Roast Chicken with Oyster Cornbread Stuffing

Cook Time: 45 minutes

Yield: 1

Roast Chicken with Oyster Cornbread Stuffing

This dinner brings the flavors of Thanksgiving to any evening. To get into the mood tune into Pandoro’s acoustic blues channel and pour yourself a glass of your favorite dry white wine.

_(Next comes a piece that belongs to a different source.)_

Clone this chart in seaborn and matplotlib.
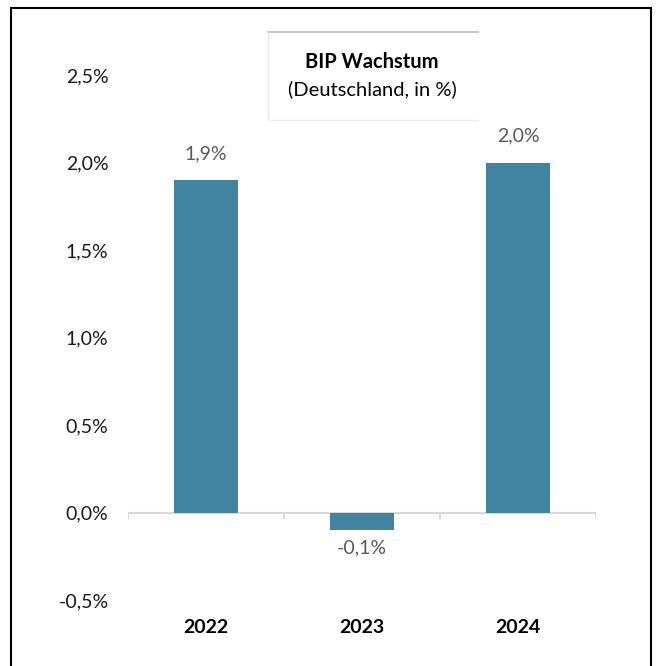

TIP: Reduce the amount of oysters used if you want a milder taste.


  • 2 tbsp butter
  • 1/4 cup diced celery
  • 1/4 cup diced onion
  • 1/8 cup chopped parsley
  • 1/4 tsp thyme
  • 8 oz can oysters (only need 1/2)
  • 1 chicken leg quarter
  • Emeril’s Essence
  • CornBread
  • 1 box Jiffy Corn Bread Mix
  • 1 egg
  • 1/3 cup Milk


  1. Preheat oven to 400 degrees
  2. Place roasting tray in oven to heat (top shelf)
  3. Mix the cornbread ingredients and let rise
  4. Grease muffin tins with butter
  5. Wash and trim extra fat from chicken
  6. When oven reaches 400 degrees place muffins on middle shelf
  7. Place chicken, skin down on roasting pan.
  8. Dice Celery, Onion and parsley.
  9. Remove muffins from oven when done (approx 15 minutes and bamboo skewer comes out clean.
  10. Reduce oven to 350 degrees, flip chicken and liberally coat with Emeril’s Essence
  11. Sautee Celery, Onion and Parsley in 2 tbsp butter until clear
  12. Run can of oysters through food processor, or dice by hand.
  13. Add 4 corn bread muffins to pan. Add half the oysters and thyme. Mix until blended and moist. Pat down with spoon.
  14. Place stuffing mix into oven on bottom shelf
  15. Flip chicken occasionally, if oven gets smokey or chicken is getting too dark reduce heat.
  16. Remove chicken when temperature reaches 180 degrees and juice run clears. Cook longer if you like it “falling off the bones” done.
  17. Remove stuffing when chicken is done, temperature should be 140 degrees or higher.